# start of Given information

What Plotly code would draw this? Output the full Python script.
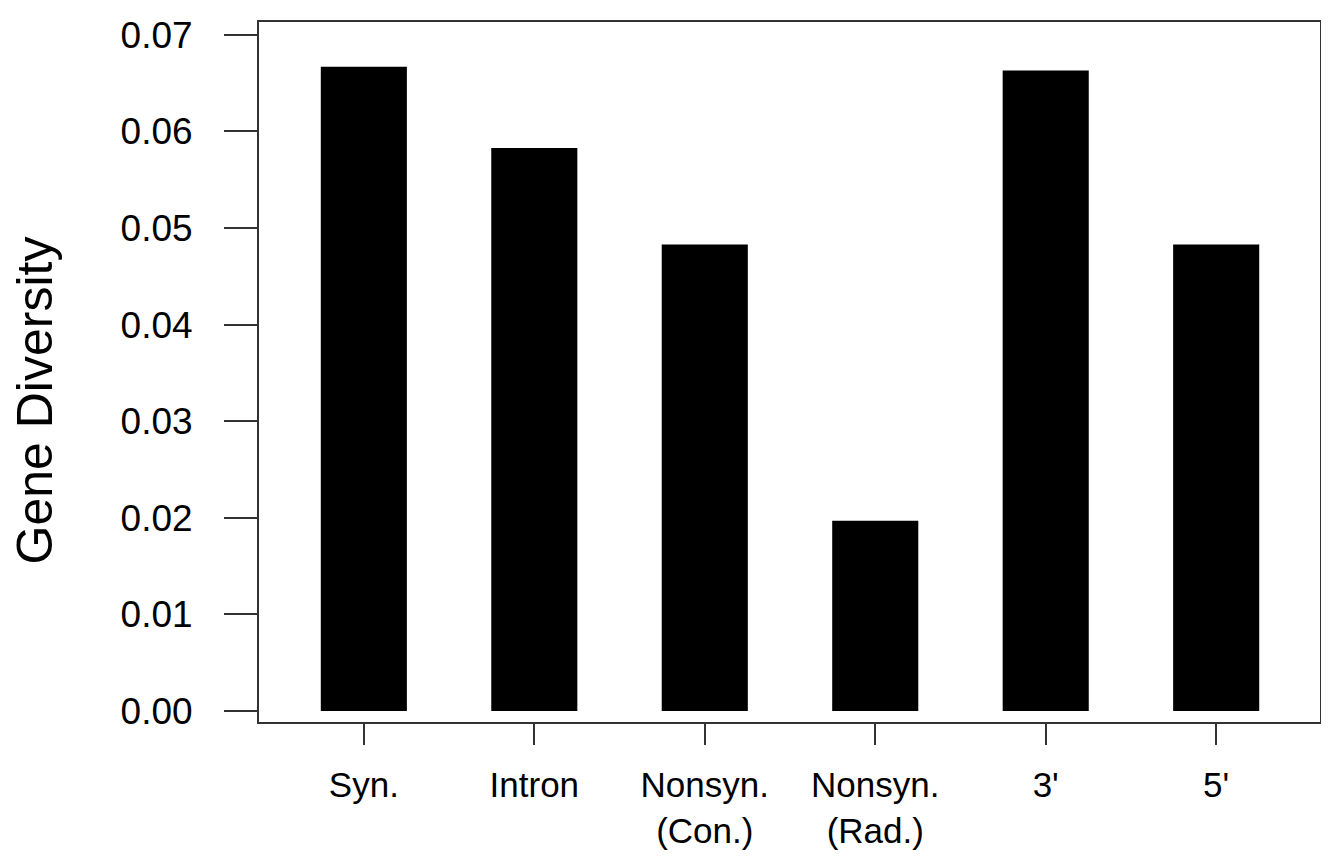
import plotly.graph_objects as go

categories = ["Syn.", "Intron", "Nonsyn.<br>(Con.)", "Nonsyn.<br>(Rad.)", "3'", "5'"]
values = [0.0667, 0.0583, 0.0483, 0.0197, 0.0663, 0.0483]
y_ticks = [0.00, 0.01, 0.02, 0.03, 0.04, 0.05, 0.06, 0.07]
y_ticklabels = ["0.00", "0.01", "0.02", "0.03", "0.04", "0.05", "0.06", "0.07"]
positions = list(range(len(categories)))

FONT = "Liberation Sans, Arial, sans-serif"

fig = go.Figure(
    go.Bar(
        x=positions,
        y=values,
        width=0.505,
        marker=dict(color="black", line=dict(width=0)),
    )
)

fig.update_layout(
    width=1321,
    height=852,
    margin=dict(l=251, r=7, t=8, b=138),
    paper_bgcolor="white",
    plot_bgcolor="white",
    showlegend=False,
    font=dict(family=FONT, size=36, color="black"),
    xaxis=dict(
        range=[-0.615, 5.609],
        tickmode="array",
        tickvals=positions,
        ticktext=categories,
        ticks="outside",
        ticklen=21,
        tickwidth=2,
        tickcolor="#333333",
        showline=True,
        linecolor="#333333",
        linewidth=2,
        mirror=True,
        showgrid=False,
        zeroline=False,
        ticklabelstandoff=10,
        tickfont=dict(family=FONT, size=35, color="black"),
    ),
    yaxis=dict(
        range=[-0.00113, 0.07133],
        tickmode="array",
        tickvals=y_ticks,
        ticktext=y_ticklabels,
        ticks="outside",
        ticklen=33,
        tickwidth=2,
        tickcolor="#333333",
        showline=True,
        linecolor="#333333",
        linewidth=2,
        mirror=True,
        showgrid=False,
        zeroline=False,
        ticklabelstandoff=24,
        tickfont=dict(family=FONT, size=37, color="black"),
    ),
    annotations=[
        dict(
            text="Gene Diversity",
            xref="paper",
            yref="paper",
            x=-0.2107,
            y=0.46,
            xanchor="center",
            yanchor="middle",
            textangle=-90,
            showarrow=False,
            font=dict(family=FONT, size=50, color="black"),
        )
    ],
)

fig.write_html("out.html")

# end of Given information

> [Directive]: Return only the lines running from the top of the data to the line that holds "import plotly.graph_objects as go". Include both of those lines, but skip the pictures.

> [Task answer]:
What Plotly code would draw this? Output the full Python script.
import plotly.graph_objects as go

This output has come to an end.